Even as former warden of the Louisiana State Penitentiary Burl Cain retired under an ethical cloud amid charges of departmental laxity in rules that favored the conduct of his that came under question, his son Nate Cain got removed as warden at Avoyelles Correctional Center, and former Deputy Secretary of the Office of Juvenile Justice (which position simultaneously reports to the governor) Mary Livers retired under criticism for handling her duties, LeBlanc has kept his perch. Whether he made a grand bargain with Edwards to stump for the governor’s policy preferences in exchange for his job, he echoes the governor's call for higher taxes rather than find better ways of doing things that run counter to Edwards’ notions of retaining outsized state government.
Somewhat mirroring previous testimony in the House, to a Senate panel last week LeBlanc bemoaned the proposed 7.7 percent cut, almost halved from the version of the state’s operating budget that began in the House, of $39 million from last year’s spending plan for prisoners under state supervision. He repeated that such cuts would create dangerous conditions, said these would cause the closure of the state’s two privately-run prisons and send those prisoners to local facilities that would overcrowd those, and slash re-entry programs designed to reduce recidivism rates. He saw additional revenue raised as the only solution to prevent these moves.
If you wanted to scare people into spending more, he presented a compelling scenario. But it also rests on policy choices deliberately costing more than any other potential solutions that only take some legislative will to implement.
Most irresponsible about this preference is closing the two privately-run prisons, which are the most cost effective in the state and whose capacity is over three times the number of prisoners he said would have to find housing elsewhere. At an average savings of $25.50 a day compared to the five similar state-run joints, they save the state over $29 million annually. Considering $39 million the magic number, converting two of those five to private operations does the trick.
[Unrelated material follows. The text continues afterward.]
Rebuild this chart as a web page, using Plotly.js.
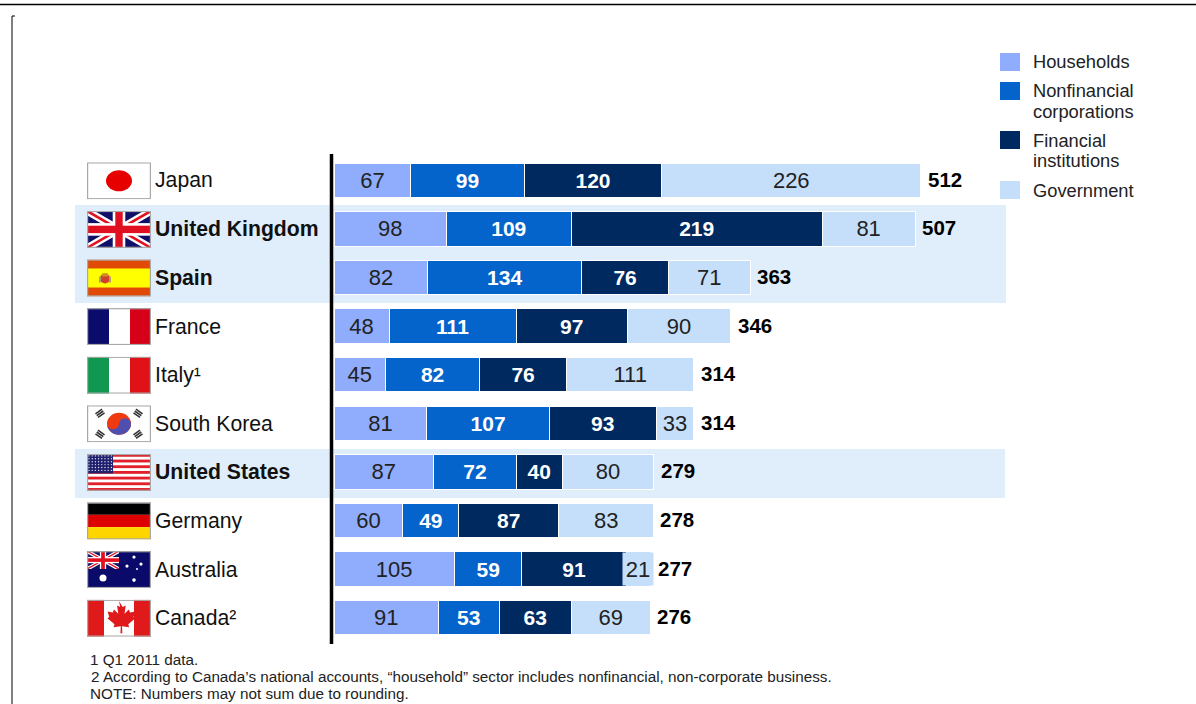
<!DOCTYPE html>
<html><head><meta charset="utf-8">
<script src="https://cdn.plot.ly/plotly-3.0.1.min.js"></script>
<style>html,body{margin:0;padding:0;background:#fff}#c{width:1196px;height:704px}</style>
</head><body><div id="c"></div>
<script>
const countries=['Japan','United Kingdom','Spain','France','Italy','South Korea','United States','Germany','Australia','Canada'];
const labels=['Japan','<b>United Kingdom</b>','<b>Spain</b>','France','Italy¹','South Korea','<b>United States</b>','Germany','Australia','Canada²'];
const households=[67,98,82,48,45,81,87,60,105,91];
const nonfinancial=[99,109,134,111,82,107,72,49,59,53];
const financial=[120,219,76,97,76,93,40,87,91,63];
const government=[226,81,71,90,111,33,80,83,21,69];
const totals=[512,507,363,346,314,314,279,278,277,276];
const seriesNames=['Households','Nonfinancial corporations','Financial institutions','Government'];
const seriesColors=['#8FADFC','#0563CC','#002960','#C5DFFB'];
const footnotes=['1 Q1 2011 data.','2 According to Canada’s national accounts, “household” sector includes nonfinancial, non-corporate business.','NOTE: Numbers may not sum due to rounding.'];

const FONT='"Liberation Sans", Arial, sans-serif';
const L=334,R=1000,T=156,B=642,W=R-L,H=B-T;
const px=x=>(x-L)/W, py=y=>1-(y-T)/H;
const rowY=i=>T+(i+0.5)*H/10;

function uri(body){return 'data:image/svg+xml;utf8,'+encodeURIComponent('<svg xmlns="http://www.w3.org/2000/svg" width="64" height="37" viewBox="0 0 64 37" preserveAspectRatio="none">'+body+'<rect x="0.6" y="0.6" width="62.8" height="35.8" fill="none" stroke="#A8A8A8" stroke-width="1.2"/></svg>');}
function r(x,y,w,h,f){return `<rect x="${x}" y="${y}" width="${w}" height="${h}" fill="${f}"/>`;}
function unionJack(w,h){
  return r(0,0,w,h,'#10106A')+
   `<path d="M0 0L${w} ${h}M${w} 0L0 ${h}" stroke="#fff" stroke-width="${h*0.2}"/>`+
   `<path d="M0 0L${w} ${h}M${w} 0L0 ${h}" stroke="#E01020" stroke-width="${h*0.07}"/>`+
   r(w/2-h*0.17,0,h*0.34,h,'#fff')+r(0,h/2-h*0.17,w,h*0.34,'#fff')+
   r(w/2-h*0.1,0,h*0.2,h,'#E01020')+r(0,h/2-h*0.1,w,h*0.2,'#E01020');
}
function usStars(){let s='';for(let j=0;j<6;j++)for(let i=0;i<8;i++)s+=`<circle cx="${2+i*3.2}" cy="${2+j*2.9}" r="0.7" fill="#DDE"/>`;return s;}
function usStripes(){let s=r(0,0,64,37,'#fff');for(let i=0;i<7;i++)s+=r(0,i*5.69,64,2.85,'#E0202A');return s;}
function trigram(cx,cy,a){let s=`<g transform="translate(${cx} ${cy}) rotate(${a})">`;for(let i=-1;i<=1;i++)s+=r(-4,i*2.2-0.8,8,1.6,'#333');return s+'</g>';}
const flagSvg=[
 r(0,0,64,37,'#fff')+'<ellipse cx="32" cy="18.5" rx="13" ry="10.5" fill="#E60000"/>',
 unionJack(64,37),
 r(0,0,64,37,'#E04A05')+r(0,9,64,19,'#FFFF00')+'<circle cx="18" cy="19" r="5" fill="#D0402A"/><rect x="15" y="14" width="6" height="3" fill="#C89020"/><rect x="12" y="17" width="2" height="6" fill="#B0A070"/><rect x="22" y="17" width="2" height="6" fill="#B0A070"/>',
 r(0,0,22,37,'#0B0B6B')+r(22,0,21,37,'#fff')+r(43,0,21,37,'#D60018'),
 r(0,0,22,37,'#109850')+r(22,0,21,37,'#fff')+r(43,0,21,37,'#E01218'),
 r(0,0,64,37,'#fff')+'<ellipse cx="32" cy="18.5" rx="12" ry="11" fill="#EE3A10"/><path d="M20 18.5a6 5.5 0 0 0 12 0a6 5.5 0 0 1 12 0a12 11 0 0 1-24 0z" fill="#4F4FB0"/>'+trigram(13,8,-35)+trigram(51,8,35)+trigram(13,29,35)+trigram(51,29,-35),
 usStripes()+r(0,0,26,19.5,'#20206E')+usStars(),
 r(0,0,64,12.3,'#000')+r(0,12.3,64,12.3,'#DD0000')+r(0,24.6,64,12.4,'#FFD500'),
 r(0,0,64,37,'#0A0A6A')+`<svg x="0" y="0" width="32" height="18" viewBox="0 0 64 37" preserveAspectRatio="none">${unionJack(64,37)}</svg>`+'<circle cx="16" cy="27" r="3.5" fill="#fff"/><circle cx="47" cy="29" r="1.8" fill="#fff"/><circle cx="40" cy="15" r="1.6" fill="#fff"/><circle cx="47" cy="6" r="1.6" fill="#fff"/><circle cx="54" cy="13" r="1.6" fill="#fff"/><circle cx="50" cy="18" r="1" fill="#fff"/>',
 r(0,0,64,37,'#fff')+r(0,0,17,37,'#E01A1A')+r(47,0,17,37,'#E01A1A')+'<g transform="translate(32 18) scale(1.2) translate(-32 -18)"><path fill="#E01A1A" d="M32 4l3 5 2.6-1.2-1 7 3.6-3.6 1 2.4 4.3-.7-1.4 4.6 1.6 1-6 5 .8 2.5-6-.8.3 5.8h-1.6l.3-5.8-6 .8.8-2.5-6-5 1.6-1-1.4-4.6 4.3.7 1-2.4 3.6 3.6-1-7 2.6 1.2z"/></g>'
];

const stacks=[households,nonfinancial,financial,government];
const textColors=['#222','#fff','#fff','#222'];
const traces=stacks.map((v,k)=>({
  type:'bar',orientation:'h',name:seriesNames[k],y:countries,x:v,
  marker:{color:seriesColors[k],line:{color:'#fff',width:1}},
  text:v.map(n=>(k===1||k===2)?'<b>'+n+'</b>':String(n)),
  textposition:'inside',insidetextanchor:'middle',textangle:0,constraintext:'none',
  textfont:{family:FONT,size:(k===1||k===2)?21:22,color:textColors[k]},hoverinfo:'x+name'
}));

const shapes=[
 {type:'rect',xref:'paper',yref:'paper',x0:px(75),x1:px(1006),y0:py(205),y1:py(303),fillcolor:'#E0EDFB',line:{width:0},layer:'below'},
 {type:'rect',xref:'paper',yref:'paper',x0:px(75),x1:px(1005),y0:py(449),y1:py(498),fillcolor:'#E0EDFB',line:{width:0},layer:'below'},
 {type:'line',xref:'paper',yref:'paper',x0:px(331.5),x1:px(331.5),y0:py(154),y1:py(644),line:{color:'#000',width:3.5}},
 {type:'line',xref:'paper',yref:'paper',x0:px(0),x1:px(1196),y0:py(4.5),y1:py(4.5),line:{color:'#000',width:1.5}},
 {type:'line',xref:'paper',yref:'paper',x0:px(12),x1:px(12),y0:py(16),y1:py(704),line:{color:'#000',width:1}},
 {type:'line',xref:'paper',yref:'paper',x0:px(12),x1:px(15),y0:py(16),y1:py(16),line:{color:'#000',width:1}}
];
seriesColors.forEach((c,i)=>{const t=[53,82,131,181][i];shapes.push({type:'rect',xref:'paper',yref:'paper',x0:px(1000),x1:px(1020),y0:py(t),y1:py(t+18),fillcolor:c,line:{width:0}});});

const ann=(text,x,y,size,extra)=>Object.assign({xref:'paper',yref:'paper',x:px(x),y:py(y),text,showarrow:false,xanchor:'left',yanchor:'middle',align:'left',font:{family:FONT,size,color:'#222'},borderpad:0},extra||{});
const annotations=[];
labels.forEach((t,i)=>annotations.push(ann(t,154,rowY(i),21.2,{font:{family:FONT,size:21.2,color:'#111'}})));
totals.forEach((t,i)=>annotations.push({xref:'x',yref:'y',x:t,y:countries[i],xshift:6,yshift:1,text:'<b>'+t+'</b>',showarrow:false,xanchor:'left',yanchor:'middle',font:{family:FONT,size:20.5,color:'#000'},borderpad:0}));
[['Households',62],['Nonfinancial',90.5],['corporations',112],['Financial',140.5],['institutions',160.5],['Government',191]].forEach(a=>annotations.push(ann(a[0],1031.5,a[1],18.3)));
footnotes.forEach((t,i)=>annotations.push(ann(t,89.5,[659,676,693][i],15.25)));
annotations.push(ann('21',638,rowY(8),22,{xanchor:'center',bgcolor:'#C5DFFB',width:30,height:32,align:'center'}));

const images=flagSvg.map((s,i)=>({source:uri(s),xref:'paper',yref:'paper',x:px(87),y:py(rowY(i)-18),sizex:64/W,sizey:37/H,sizing:'stretch',xanchor:'left',yanchor:'top',layer:'above'}));

Plotly.newPlot('c',traces,{
  width:1196,height:704,barmode:'stack',bargap:0.29,showlegend:false,
  paper_bgcolor:'#fff',plot_bgcolor:'rgba(0,0,0,0)',
  margin:{l:L,r:1196-R,t:T,b:704-B,pad:0},
  xaxis:{range:[0,W/1.146],visible:false,fixedrange:true},
  yaxis:{type:'category',categoryorder:'array',categoryarray:countries,range:[9.5,-0.5],visible:false,fixedrange:true},
  shapes,annotations,images
},{displayModeBar:false,staticPlot:true});
</script></body></html>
Further, while an exodus of about 1,000 prisoners into local jails at the low rate paid for them also would approach that monetary mark, neither would that threaten disorder. Many local facilities operate well under capacity as the state’s total prison population – even with an unusual spike upwards, the second highest in state history occurring right as budget deliberations began in April – has fallen around 5 percent since its peak a few years ago.
Finally, system reform that places greater emphasis on sentencing appropriate to crime committed, which likely would mean more probationary and diversionary actions and fewer incarcerations, and expanded re-entry usage would send more of the convicted through far less expensive pathway or keep them from coming back. Probation, for example, costs one-twentieth of incarceration.
Any mixture of these easily can find $39 million in spending reductions. Several bills filed in this legislative session can accomplish much of this, and votes of the Legislature can change sentences and can close a prison. LeBlanc’s prisoners-run-wild scenario, simply put, is by no means the only game in town to resolve budgetary difficulties.